The International Library of Fashion Research is a partner of the National Museum of Norway in Oslo. It was founded by Elise By Olsen, opening online on 15 October 2020 and physically on 29 November 2022. It occupies two floors of the former Station Master's House (Stasjonsmesterboligen) in front of the new National Museum building. The library is open to the public, and access is free.

The genesis of the library was Steven Mark Klein's decision in 2019 to leave Olsen, who considered him her mentor, his personal collection of printed matter related to the fashion industry.

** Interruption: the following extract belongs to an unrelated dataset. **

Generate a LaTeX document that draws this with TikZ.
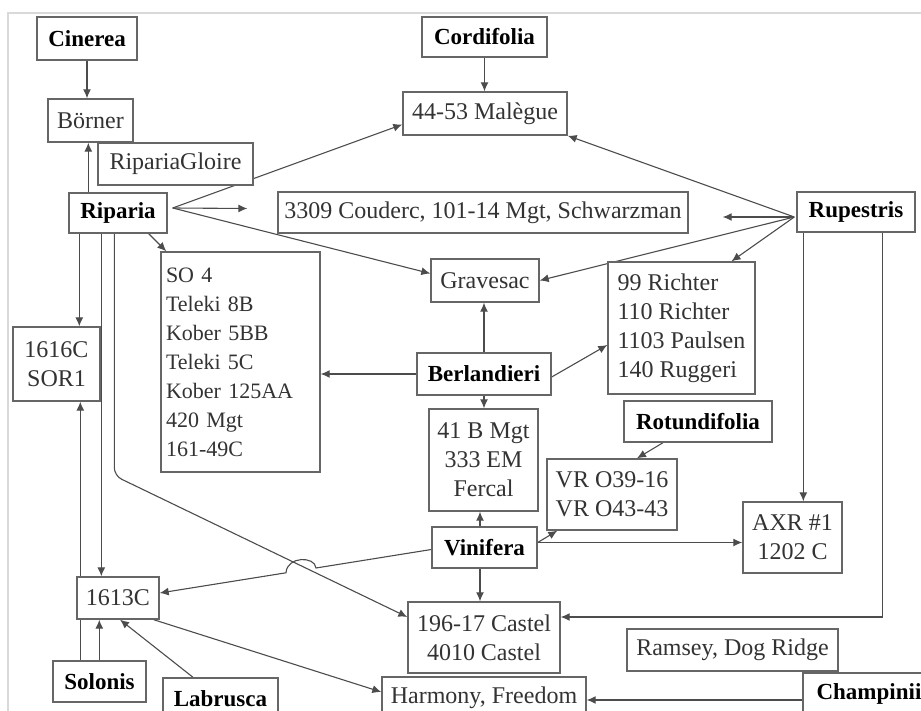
\documentclass[tikz,border=0pt]{standalone}
\usepackage{fontspec}
\setmainfont{Liberation Serif}
\usetikzlibrary{arrows.meta,backgrounds}

\begin{document}
\begin{tikzpicture}[x=1pt,y=-1pt,
  box/.style={draw=black!60,line width=1.4pt,fill=white,inner sep=0pt,text=black!80,
    font=\fontsize{24}{29}\selectfont,align=center},
  spec/.style={box,text=black,font=\fontsize{23}{29}\selectfont\bfseries},
  arr/.style={draw=black!70,line width=1.1pt,-{Latex[length=9pt,width=8pt]}}]
  \useasboundingbox (0,0) rectangle (921,711);
  \clip (0,0) rectangle (921,711);
  \draw[black!15,line width=1.2pt] (8,13) rectangle (940,730);

  % species (bold) and rootstocks
  \node[spec,minimum width=100,minimum height=43] (cinerea) at (87,38.5) {Cinerea};
  \node[box,minimum width=85,minimum height=43] (borner) at (90.5,120.5) {Börner};
  \node[box,minimum width=155,minimum height=42] (gloire) at (175.5,164) {RipariaGloire};
  \node[spec,minimum width=98,minimum height=40] (riparia) at (118,213) {Riparia};
  \node[spec,minimum width=125,minimum height=40] (cordifolia) at (484.5,37) {Cordifolia};
  \node[box,minimum width=164,minimum height=43] (malegue) at (485,113.5) {44-53 Malègue};
  \node[box,minimum width=410,minimum height=41] (couderc) at (483,212.5)
    {3309 Couderc, 101-14 Mgt, Schwarzman};
  \node[spec,minimum width=118,minimum height=40] (rupestris) at (856,212) {Rupestris};
  \node[box,minimum width=108,minimum height=43] (gravesac) at (485,280.5) {Gravesac};
  \node[box,minimum width=159,minimum height=220,align=left,inner xsep=5pt,text width=149,
    font=\fontsize{22}{29}\selectfont] (solist) at (240.5,362)
    {SO 4\\Teleki 8B\\Kober 5BB\\Teleki 5C\\Kober 125AA\\420 Mgt\\161-49C};
  \node[box,minimum width=147,minimum height=132,align=left]
    (richter) at (681.5,328) {99 Richter\\110 Richter\\1103 Paulsen\\140 Ruggeri};
  \node[spec,minimum width=134,minimum height=42] (berlandieri) at (484,374) {Berlandieri};
  \node[box,minimum width=87,minimum height=74] (sor) at (56.5,364) {1616C\\SOR1};
  \node[box,minimum width=109,minimum height=102] (mgt) at (483.5,460) {41 B Mgt\\333 EM\\Fercal};
  \node[spec,minimum width=148,minimum height=41] (rotundifolia) at (698,421.5) {Rotundifolia};
  \node[box,minimum width=130,minimum height=71] (vr) at (612,494.5) {VR O39-16\\VR O43-43};
  \node[spec,minimum width=105,minimum height=41] (vinifera) at (484.5,547.5) {Vinifera};
  \node[box,minimum width=99,minimum height=71] (axr) at (792.5,537.5) {AXR \#1\\1202 C};
  \node[box,minimum width=82,minimum height=42] (c1613) at (118,598) {1613C};
  \node[box,minimum width=152,minimum height=71] (castel) at (484,637.5) {196-17 Castel\\4010 Castel};
  \node[box,minimum width=211,minimum height=42] (ramsey) at (732.5,650) {Ramsey, Dog Ridge};
  \node[spec,minimum width=93,minimum height=41] (solonis) at (99.5,681.5) {Solonis};
  \node[spec,minimum width=115,minimum height=42] (labrusca) at (220.5,699) {Labrusca};
  \node[box,minimum width=204,minimum height=42] (harmony) at (484,698) {Harmony, Freedom};
  \node[spec,minimum width=132,minimum height=42] (champinii) at (869,694) {Champinii};

  \begin{pgfonlayer}{background}
    % Riparia
    \coordinate (rip) at ([xshift=5pt,yshift=5pt]riparia.east);
    \draw[arr] (rip) -- ([yshift=-11pt]malegue.west);
    \draw[arr] (rip) -- ([xshift=-30pt,yshift=4pt]couderc.west);
    \draw[arr] (rip) -- ([yshift=7pt]gravesac.west);
    \draw[arr] ([xshift=-19pt]riparia.south east) -- ([xshift=6pt]solist.north west);
    \draw[arr] ([xshift=20pt]riparia.north west) -- ([xshift=20pt]riparia.north west |- borner.south);
    \draw[arr] ([xshift=11pt]riparia.south west) -- ([xshift=11pt]riparia.south west |- sor.north);
    \draw[arr] ([xshift=33pt]riparia.south west) -- ([xshift=33pt]riparia.south west |- c1613.north);
    \draw[arr,rounded corners=8pt] ([xshift=46pt]riparia.south west) -- ++(0,242)
      -- ([yshift=20.5pt]castel.west);
    % Rupestris
    \coordinate (rup) at ([xshift=-2pt,yshift=-5pt]rupestris.west);
    \draw[arr] (rup) -- (malegue.south east);
    \draw[arr] (rup) -- ([xshift=34pt,yshift=-4.5pt]couderc.east);
    \draw[arr] (rup) -- (gravesac.east);
    \draw[arr] (rup) -- ([xshift=50pt]richter.north);
    \draw[arr] ([xshift=7pt]rupestris.south west) -- ([xshift=7pt]rupestris.south west |- axr.north);
    \draw[arr] ([xshift=-33pt]rupestris.south east) |- ([yshift=20.5pt]castel.east);
    % Berlandieri
    \draw[arr] (berlandieri.north) -- (berlandieri.north |- gravesac.south);
    \draw[arr] (berlandieri.west) -- (berlandieri.west -| solist.east);
    \draw[arr] ([yshift=-3pt]berlandieri.east) -- ([yshift=-17pt]richter.west);
    \draw[arr] (berlandieri.south) -- (berlandieri.south |- mgt.north);
    % Vinifera
    \draw[arr] ([xshift=-4.5pt]vinifera.north) -- ([xshift=-4.5pt]vinifera.north |- mgt.south);
    \draw[arr] ([xshift=-4.5pt]vinifera.south) -- ([xshift=-4.5pt]vinifera.south |- castel.north);
    \draw[arr] ([yshift=5pt]vinifera.east) -- ([xshift=11pt]vr.south west);
    \draw[arr] ([yshift=5pt]vinifera.east) -- ([yshift=5pt]vinifera.east -| axr.west);
    \draw[arr] ([yshift=-2pt]vinifera.west) -- (316,568)
      .. controls (315,556) and (287,556) .. (286,572.8) -- ([yshift=5pt]c1613.east);
    % others
    \draw[arr] (cinerea.south) -- (cinerea.south |- borner.north);
    \draw[arr] (cordifolia.south) -- (cordifolia.south |- malegue.north);
    \draw[arr] ([xshift=-35pt]rotundifolia.south) -- ([xshift=25pt]vr.north);
    \draw[arr] ([xshift=28pt]solonis.north west) -- ([xshift=28pt]solonis.north west |- sor.south);
    \draw[arr] ([xshift=47pt]solonis.north west) -- ([xshift=47pt]solonis.north west |- c1613.south);
    \draw[arr] ([xshift=-27.5pt]labrusca.north) -- ([xshift=2pt]c1613.south);
    \draw[arr] ([xshift=-6pt]c1613.south east) -- ([yshift=6pt]harmony.west);
    \draw[arr] ([yshift=-6pt]champinii.west) -- ([yshift=-6pt]champinii.west -| harmony.east);
  \end{pgfonlayer}
\end{tikzpicture}
\end{document}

Olsen negotiated with the National Museum to house the material, then raised funding from a number of sources to the tune of some one million kroner (c. $106,000) to move Klein's collection from New York to Oslo.

The library's holdings comprise several thousand printed items from fashion industry companies and designers such as Acne Studios, Comme des Garçons, Issey Miyake, Martin Margiela, Nan Goldin, Gucci, Jil Sander, Dries Van Noten, Marni, Alessandro Michele, Virgil Abloh, and Walter Van Beirendonck. Although formal books and magazines form part of the collection, there is a strong focus on disposable ephemera like fashion show invitations and notes, brand magazines, lookbooks, branded press releases, direct mail etc.

The library's launch exhibition was For Immediate Release: The Art of the Press Release.